La fracture numérique, ça existe

Il y a dans notre pays une fracture. Cette analyse n'est pas de moi, mais d'un visionnaire, un grand visionnaire de notre époque. Cet homme avait vu juste. Il parlait de fracture sociale et pas de fracture numérique, je le sais ; mais tout de même qui aurait compris, il y a de cela douze ans, s'il avait parlé de fracture numérique. Personne, sans doute personne, personne n'aurait compris.

La fracture numérique, c'est tout d'abord un choc générationnel. Cette tension qui règne dans les couloirs des entreprises entre les 30-40 ans et les 20-30 ans, un certain nombre d'entre nous la vive. La génération du courriel contre celle de la messagerie instantanée. Que ne donnerait-ton pas pour bannir ces attaques sournoises en copies cachées au patron avec pièces jointes de 6 Mo, destinée à nous déstabiliser ? Que doit-on faire pour passer à des modes de communication plus transparents et plus performants ?

Ce choc générationel, Corinne Lepage en parle sur le site de son mouvement Cap 21. Elle évoque les émeutes en Grèce dans l'article : Corinne Lepage : Et si la crise de la jeunesse était en réalité celles des générations antérieures ?

Pour réfléchir, posons nous la question de savoir quel serait le comportement de la jeune génération aux manettes vers 2025 si elle se comportait vis-à-vis de notre génération comme nous nous comportons vis-à-vis d’elle même.
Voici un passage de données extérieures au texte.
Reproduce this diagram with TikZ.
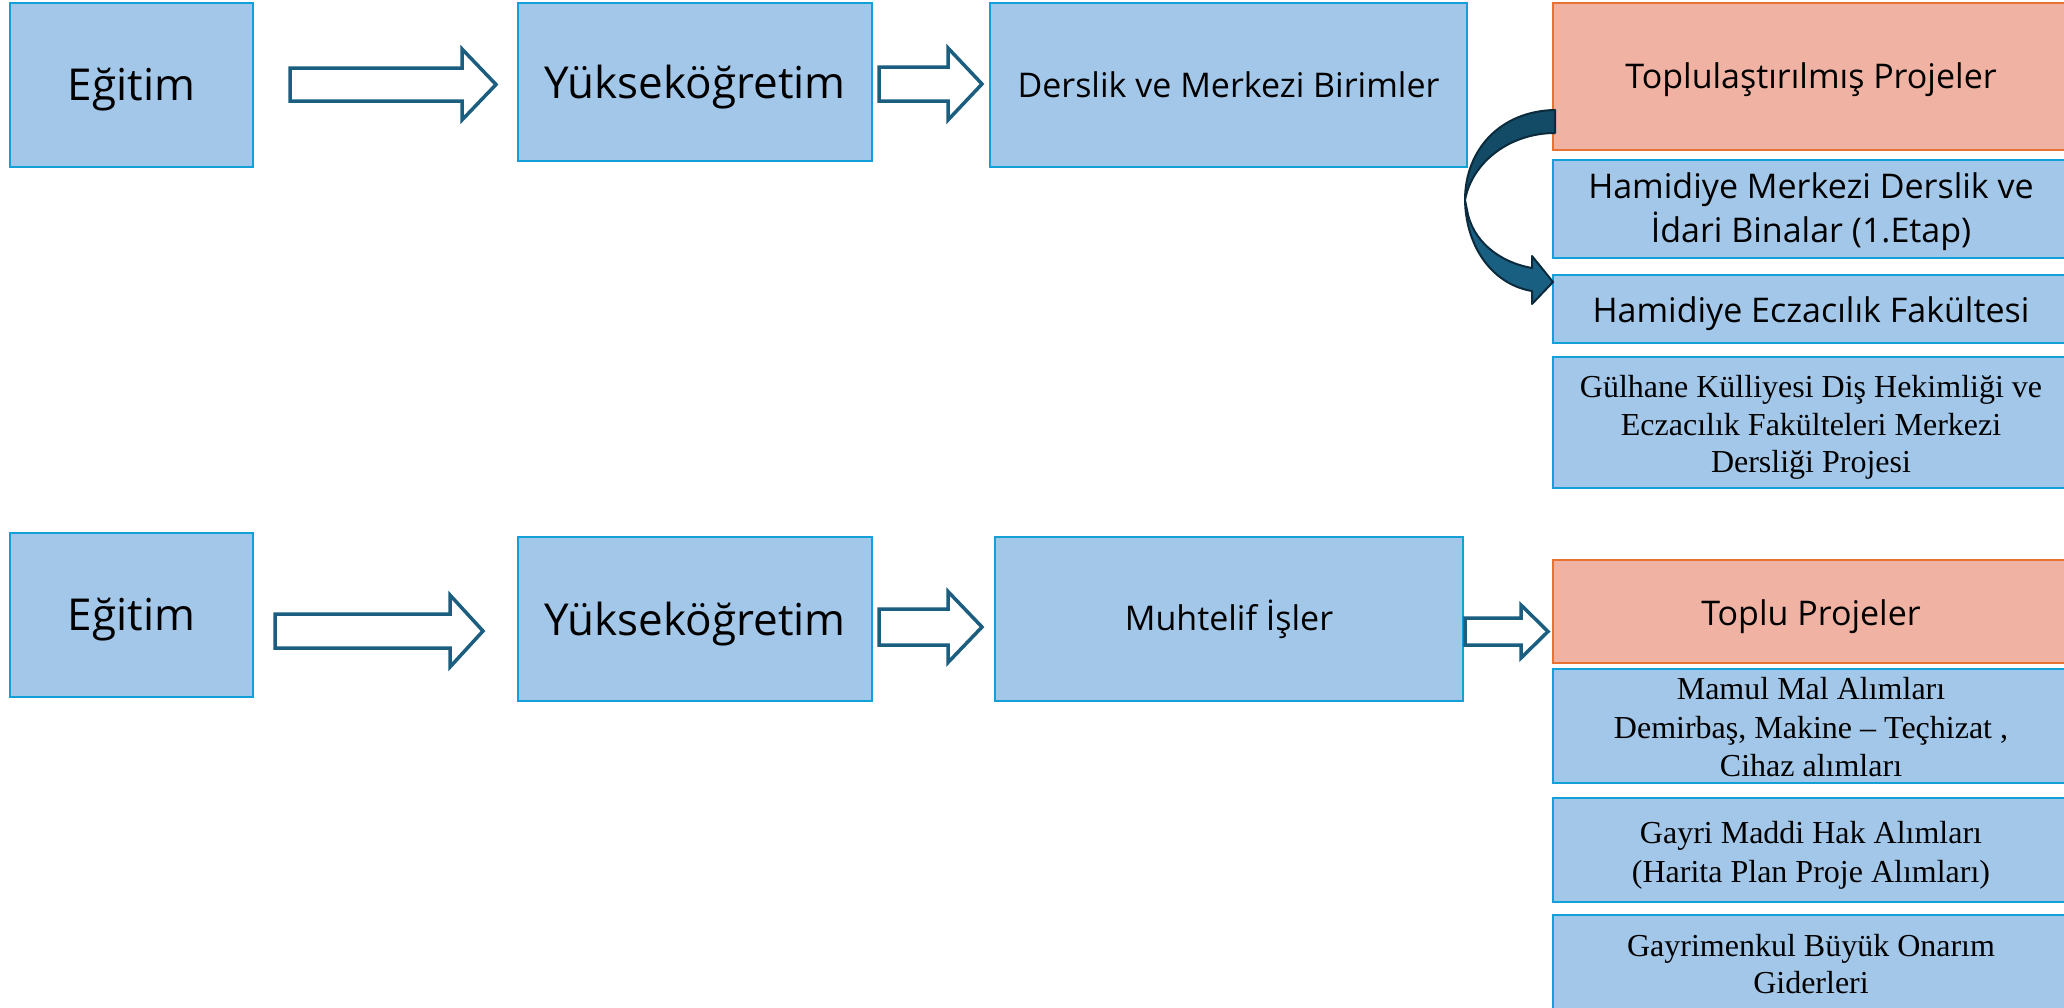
\documentclass[tikz,border=0pt]{standalone}
\usepackage{fontspec}
\setmainfont{Liberation Serif}
\newfontfamily\osans{Open Sans}
\usetikzlibrary{calc}
\definecolor{boxfill}{HTML}{A3C7E8}
\definecolor{boxline}{HTML}{13A0D8}
\definecolor{orfill}{HTML}{F0B2A3}
\definecolor{orline}{HTML}{E97132}
\definecolor{arline}{HTML}{1B5E80}
\definecolor{cdark}{HTML}{134A66}
\definecolor{clight}{HTML}{185F82}
\definecolor{cedge}{HTML}{0B2B3D}
\tikzset{
 box/.style={draw=boxline, fill=boxfill, line width=2.5pt, inner sep=0pt},
 obox/.style={box, draw=orline, fill=orfill},
 txt/.style={inner sep=0pt, anchor=base, text=black},
 big/.style={txt, font=\osans\fontsize{44}{52}\selectfont},
 mid/.style={txt, font=\osans\fontsize{34}{44}\selectfont},
 ser/.style={txt, font=\fontsize{32}{38}\selectfont},
 barrow/.style={draw=arline, fill=white, line width=3.5pt, line join=miter},
 carrow/.style={draw=cedge, line width=2pt, line join=round},
}
% block arrow: x1, xb, x2, yc, shaft half, head half
\newcommand{\blockarr}[6]{%
  \draw[barrow] ({#1},{#4-#5}) -- ({#2},{#4-#5}) -- ({#2},{#4-#6}) -- ({#3},{#4})
    -- ({#2},{#4+#6}) -- ({#2},{#4+#5}) -- ({#1},{#4+#5}) -- cycle;}
\begin{document}
\begin{tikzpicture}[x=1pt,y=-1pt]
\useasboundingbox (0,0) rectangle (2064,1007);
\fill[white] (0,0) rectangle (2064,1007);
\begin{scope}
\clip (0,0) rectangle (2064,1007);
% top row boxes
\node[box, minimum width=243pt, minimum height=164pt] (e1) at (131.5,85) {};
\node[box, minimum width=354pt, minimum height=158pt] (y1) at (695,82) {};
\node[box, minimum width=477pt, minimum height=164pt] (d1) at (1228.5,85) {};
\node[obox, minimum width=516pt, minimum height=147pt] (t1) at (1811,76.5) {};
\node[box, minimum width=516pt, minimum height=98pt] (h1) at (1811,209) {};
\node[box, minimum width=516pt, minimum height=68pt] (h2) at (1811,309) {};
\node[box, minimum width=516pt, minimum height=131pt] (g1) at (1811,422.5) {};
% top row texts
\node[big] (e1t) at ($(e1.center)+(0,15)$) {Eğitim};
\node[big] (y1t) at ($(y1.center)+(0,16)$) {Yükseköğretim};
\node[mid] (d1t) at ($(d1.center)+(0,12)$) {Derslik ve Merkezi Birimler};
\node[mid] (t1t) at ($(t1.center)+(0,11.5)$) {Toplulaştırılmış Projeler};
\node[mid] (h1a) at ($(h1.center)+(0,-11)$) {Hamidiye Merkezi Derslik ve};
\node[mid] (h1b) at ($(h1.center)+(0,33)$) {İdari Binalar (1.Etap)};
\node[mid] (h2t) at ($(h2.center)+(0,13)$) {Hamidiye Eczacılık Fakültesi};
\node[ser] (g1a) at ($(g1.center)+(0,-25.5)$) {Gülhane Külliyesi Diş Hekimliği ve};
\node[ser] (g1b) at ($(g1.center)+(0,12.5)$) {Eczacılık Fakülteleri Merkezi};
\node[ser] (g1c) at ($(g1.center)+(0,49.5)$) {Dersliği Projesi};
\blockarr{290}{462}{496}{84.5}{16.5}{35.5}
\blockarr{879}{948}{982}{84}{17}{36}
% curved arrow
\path[carrow, fill=cdark] (1555,110) .. controls (1500,111) and (1465,150) .. (1465,200)
  .. controls (1472,162) and (1510,133) .. (1555,133) -- cycle;
\path[carrow, fill=clight] (1465,200) .. controls (1466,250) and (1495,285) .. (1532,291)
  -- (1532,304) -- (1553,282) -- (1532,256) -- (1532,268)
  .. controls (1498,262) and (1472,240) .. (1467,210) -- cycle;
% bottom row boxes
\node[box, minimum width=243pt, minimum height=164pt] (e2) at (131.5,615) {};
\node[box, minimum width=354pt, minimum height=164pt] (y2) at (695,619) {};
\node[box, minimum width=468pt, minimum height=164pt] (m2) at (1229,619) {};
\node[obox, minimum width=516pt, minimum height=103pt] (tp) at (1811,611.5) {};
\node[box, minimum width=516pt, minimum height=114pt] (mm) at (1811,726) {};
\node[box, minimum width=516pt, minimum height=104pt] (gm) at (1811,850) {};
\node[box, minimum width=516pt, minimum height=105pt] (gb) at (1811,967.5) {};
% bottom row texts
\node[big] (e2t) at ($(e2.center)+(0,15)$) {Eğitim};
\node[big] (y2t) at ($(y2.center)+(0,16)$) {Yükseköğretim};
\node[mid] (m2t) at ($(m2.center)+(0,11)$) {Muhtelif İşler};
\node[mid] (tpt) at ($(tp.center)+(0,13.5)$) {Toplu Projeler};
\node[ser] (mma) at ($(mm.center)+(0,-27)$) {Mamul Mal Alımları};
\node[ser] (mmb) at ($(mm.center)+(0,12)$) {Demirbaş, Makine – Teçhizat ,};
\node[ser] (mmc) at ($(mm.center)+(0,50)$) {Cihaz alımları};
\node[ser] (gma) at ($(gm.center)+(0,-7)$) {Gayri Maddi Hak Alımları};
\node[ser] (gmb) at ($(gm.center)+(0,32)$) {(Harita Plan Proje Alımları)};
\node[ser] (gba) at ($(gb.center)+(0,-11.5)$) {Gayrimenkul Büyük Onarım};
\node[ser] (gbb) at ($(gb.center)+(0,25.5)$) {Giderleri};
\blockarr{275}{450}{483}{631}{17}{36}
\blockarr{879}{948}{982}{627}{18}{35.5}
\blockarr{1465}{1521}{1548}{631.5}{13.5}{26.5}
\end{scope}
\end{tikzpicture}
\end{document}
Que se passerait-il si pour payer l’adaptation au changement climatique que nos choix déraisonnables ont entraîné, ils divisaient nos retraites par deux ? Que se passerait-il si, au motif des économies nécessaires dans le budget de l’Etat, ils décidaient que les personnes au-delà de 75 ans ne peuvent plus accéder à certains soins lourds dans les hôpitaux ? Nous trouverions cela scandaleux et contraire aux grands principes républicains.

Non seulement nos choix actuels défavorisent pour le présent les jeunes et leur apparaissent à juste titre, inéquitables et injustes, mais encore ils sont directement contraires à leurs intérêts en tant que génération montante.

il est cassé

Une différence notable de point de vue entre génération, en effet. Mais cette opposition semble plus profonde qu'on pourrait le croire en se référant simplement à la situation économique. Par exemple, ce billet de Fabrice Epelboin dans ReadWriteWeb qui évoque les impacts de la société du numérique chez les jeunes générations.

Avoir 500 amis à 14 ans, soit la moitié du collège, et arriver à 1000 d’ici à la terminale aura un impact profond sur la société que mettrons en place les participants à ces réseaux sociaux dans 10 à 20 ans. Les revendications de liberté et d’égalité des soixantehuitards, conjuguées à la première grande crise économique de l’après guerre en 1971, ont donné naissance à une société qui, quelle que soit la façon dont on la juge, n’a pas sa place dans le XXIe siècle, ne serait-ce que par la trace carbone qu’elle laisse derrière elle. Sortie brutale d’une période d’euphorie économique, et fossé culturel entre deux générations, ne nous y trompons pas : les conditions sont réunies, encore une fois.

Les conditions sont réunies pour quoi, au juste ? Attendez, vous avez pas cette impression terrible que les medias sont de plus en plus radicaux et que la situation est en train de se tendre sérieusement. Si je lis bien ces deux citations de personnes que l'on a l'habitude de qualifier de modérées, je ne donne pas cher de la génération de baby boomers. Mais que lit-on encore dans chez Fabrice Epelboin ?

Cette fracture numérique là est générationelle, et elle ne peut mener qu’à un conflit qui fera passer mai 68 pour une joyeuse fête de quartier.

Ouh là, ça fait peur, c'est quoi ça ? Mener inévitablement à un conflit ? Quand même, faut pas exagérer. Voyons.

Remarquez, quand même les Echos s'y mettent ; quand le blog d'un journal économique publie dans La fracture numérique concerne d’abord les entreprises :

La fracture numérique affecte désormais un grand nombre d’entreprises. Mais ce n’est pas l’accès au meilleur état de la technique qui pose problème. C’est la libéralisation de ses usages.

L’intranet ou l’extranet maison perd son sens et son intérêt. Ils ne deviennent qu’un vecteur technique réservé aux transmissions de données techniques et fonctionnelles, c’est-à-dire pauvre en création de valeur ajoutée et complètement déshumanisé.

On se dit que oui, il doit y avoir un sérieux problème ; qu'il faudrait se poser les bonnes questions plutôt que de s'agiter dans tous les sens.